◆ To do ◆
Restate each line of the listing exactly, without carrying over any pictures.

◆ Source material ◆
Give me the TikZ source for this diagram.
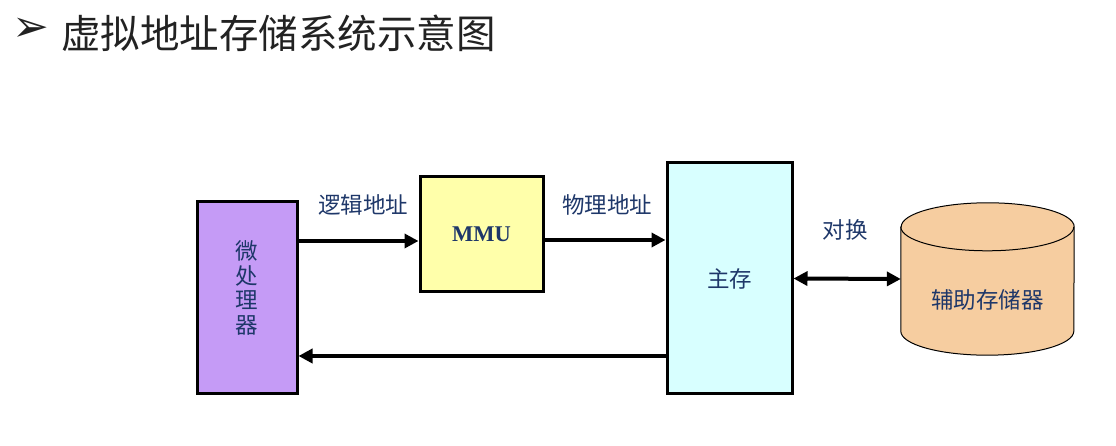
\documentclass[tikz,border=0pt]{standalone}
\usepackage{fontspec}
\setmainfont{Liberation Serif}
\newfontfamily\cjk{Noto Sans CJK SC}
\newfontfamily\dingfont{DejaVu Sans}
\usetikzlibrary{arrows.meta}
\usetikzlibrary{positioning}
\definecolor{ink}{RGB}{30,55,105}
\definecolor{headink}{RGB}{34,34,34}
\definecolor{cpufill}{RGB}{197,155,246}
\definecolor{mmufill}{RGB}{255,255,170}
\definecolor{memfill}{RGB}{216,255,255}
\definecolor{diskfill}{RGB}{246,205,160}

\begin{document}
\begin{tikzpicture}[x=1pt,y=1pt,
  box/.style={draw,line width=3pt,inner sep=0pt},
  link/.style={line width=4pt,-{Triangle[length=14pt,width=14pt]}},
  swap/.style={line width=4pt,{Triangle[length=14pt,width=14pt]}-{Triangle[length=14pt,width=14pt]}},
  tag/.style={text=ink,inner sep=0pt,font=\cjk\fontsize{22.5}{24.5}\selectfont}]
  \useasboundingbox (0,0) rectangle (1116,446);
  % title
  \node[anchor=west,inner sep=0pt,text=headink,font=\cjk\fontsize{39.5}{46}\selectfont] (head) at (61,413) {虚拟地址存储系统示意图};
  \node[left=11pt of head,yshift=3pt,inner sep=0pt,text=headink,font=\dingfont\fontsize{44}{50}\selectfont] (mark) {➢};
  % boxes
  \node[box,fill=cpufill,minimum width=100pt,minimum height=192pt] (cpu) at (247,148) {};
  \node[tag,align=center] (cpuname) at ([yshift=10pt]cpu.center) {微\\处\\理\\器};
  \node[box,fill=mmufill,minimum width=123pt,minimum height=115pt,text=ink,font=\bfseries\fontsize{22.5}{26}\selectfont] (mmu) at (481.5,211.5) {MMU};
  \node[box,fill=memfill,minimum width=125pt,minimum height=231pt,tag] (mem) at (729.5,167.5) {主存};
  % disk
  \node[inner sep=0pt,minimum width=173pt,minimum height=152pt] (disk) at (987.5,167) {};
  \filldraw[fill=diskfill,line width=1pt] ([yshift=-24pt]disk.north west) -- ([yshift=24pt]disk.south west)
    arc[start angle=180,end angle=360,x radius=86.5pt,y radius=24pt] -- ([yshift=-24pt]disk.north east)
    arc[start angle=0,end angle=180,x radius=86.5pt,y radius=24pt] -- cycle;
  \draw[line width=1pt] ([yshift=-24pt]disk.north west) arc[start angle=180,end angle=360,x radius=86.5pt,y radius=24pt];
  \node[tag] (diskname) at ([yshift=-21pt]disk.center) {辅助存储器};
  % links
  \draw[link] ([yshift=-6.5pt]mmu.west -| cpu.east) -- ([yshift=-6.5pt]mmu.west);
  \draw[link] ([yshift=-5.5pt]mmu.east) -- ([yshift=-5.5pt]mmu.east -| mem.west);
  \draw[link] ([yshift=-58pt]cpu.east -| mem.west) -- ([yshift=-58pt]cpu.east);
  \draw[swap] (mem.east) -- (disk.west);
  % labels
  \node[tag] (logic) at (363,241) {逻辑地址};
  \node[tag] (phys) at (607,241) {物理地址};
  \node[tag] (swapname) at (845,216) {对换};
\end{tikzpicture}
\end{document}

◆ Solution below ◆
Give me the TikZ source for this diagram.
\documentclass[tikz,border=0pt]{standalone}
\usepackage{fontspec}
\setmainfont{Liberation Serif}
\newfontfamily\cjk{Noto Sans CJK SC}
\newfontfamily\dingfont{DejaVu Sans}
\usetikzlibrary{arrows.meta}
\usetikzlibrary{positioning}
\definecolor{ink}{RGB}{30,55,105}
\definecolor{headink}{RGB}{34,34,34}
\definecolor{cpufill}{RGB}{197,155,246}
\definecolor{mmufill}{RGB}{255,255,170}
\definecolor{memfill}{RGB}{216,255,255}
\definecolor{diskfill}{RGB}{246,205,160}

\begin{document}
\begin{tikzpicture}[x=1pt,y=1pt,
  box/.style={draw,line width=3pt,inner sep=0pt},
  link/.style={line width=4pt,-{Triangle[length=14pt,width=14pt]}},
  swap/.style={line width=4pt,{Triangle[length=14pt,width=14pt]}-{Triangle[length=14pt,width=14pt]}},
  tag/.style={text=ink,inner sep=0pt,font=\cjk\fontsize{22.5}{24.5}\selectfont}]
  \useasboundingbox (0,0) rectangle (1116,446);
  % title
  \node[anchor=west,inner sep=0pt,text=headink,font=\cjk\fontsize{39.5}{46}\selectfont] (head) at (61,413) {虚拟地址存储系统示意图};
  \node[left=11pt of head,yshift=3pt,inner sep=0pt,text=headink,font=\dingfont\fontsize{44}{50}\selectfont] (mark) {➢};
  % boxes
  \node[box,fill=cpufill,minimum width=100pt,minimum height=192pt] (cpu) at (247,148) {};
  \node[tag,align=center] (cpuname) at ([yshift=10pt]cpu.center) {微\\处\\理\\器};
  \node[box,fill=mmufill,minimum width=123pt,minimum height=115pt,text=ink,font=\bfseries\fontsize{22.5}{26}\selectfont] (mmu) at (481.5,211.5) {MMU};
  \node[box,fill=memfill,minimum width=125pt,minimum height=231pt,tag] (mem) at (729.5,167.5) {主存};
  % disk
  \node[inner sep=0pt,minimum width=173pt,minimum height=152pt] (disk) at (987.5,167) {};
  \filldraw[fill=diskfill,line width=1pt] ([yshift=-24pt]disk.north west) -- ([yshift=24pt]disk.south west)
    arc[start angle=180,end angle=360,x radius=86.5pt,y radius=24pt] -- ([yshift=-24pt]disk.north east)
    arc[start angle=0,end angle=180,x radius=86.5pt,y radius=24pt] -- cycle;
  \draw[line width=1pt] ([yshift=-24pt]disk.north west) arc[start angle=180,end angle=360,x radius=86.5pt,y radius=24pt];
  \node[tag] (diskname) at ([yshift=-21pt]disk.center) {辅助存储器};
  % links
  \draw[link] ([yshift=-6.5pt]mmu.west -| cpu.east) -- ([yshift=-6.5pt]mmu.west);
  \draw[link] ([yshift=-5.5pt]mmu.east) -- ([yshift=-5.5pt]mmu.east -| mem.west);
  \draw[link] ([yshift=-58pt]cpu.east -| mem.west) -- ([yshift=-58pt]cpu.east);
  \draw[swap] (mem.east) -- (disk.west);
  % labels
  \node[tag] (logic) at (363,241) {逻辑地址};
  \node[tag] (phys) at (607,241) {物理地址};
  \node[tag] (swapname) at (845,216) {对换};
\end{tikzpicture}
\end{document}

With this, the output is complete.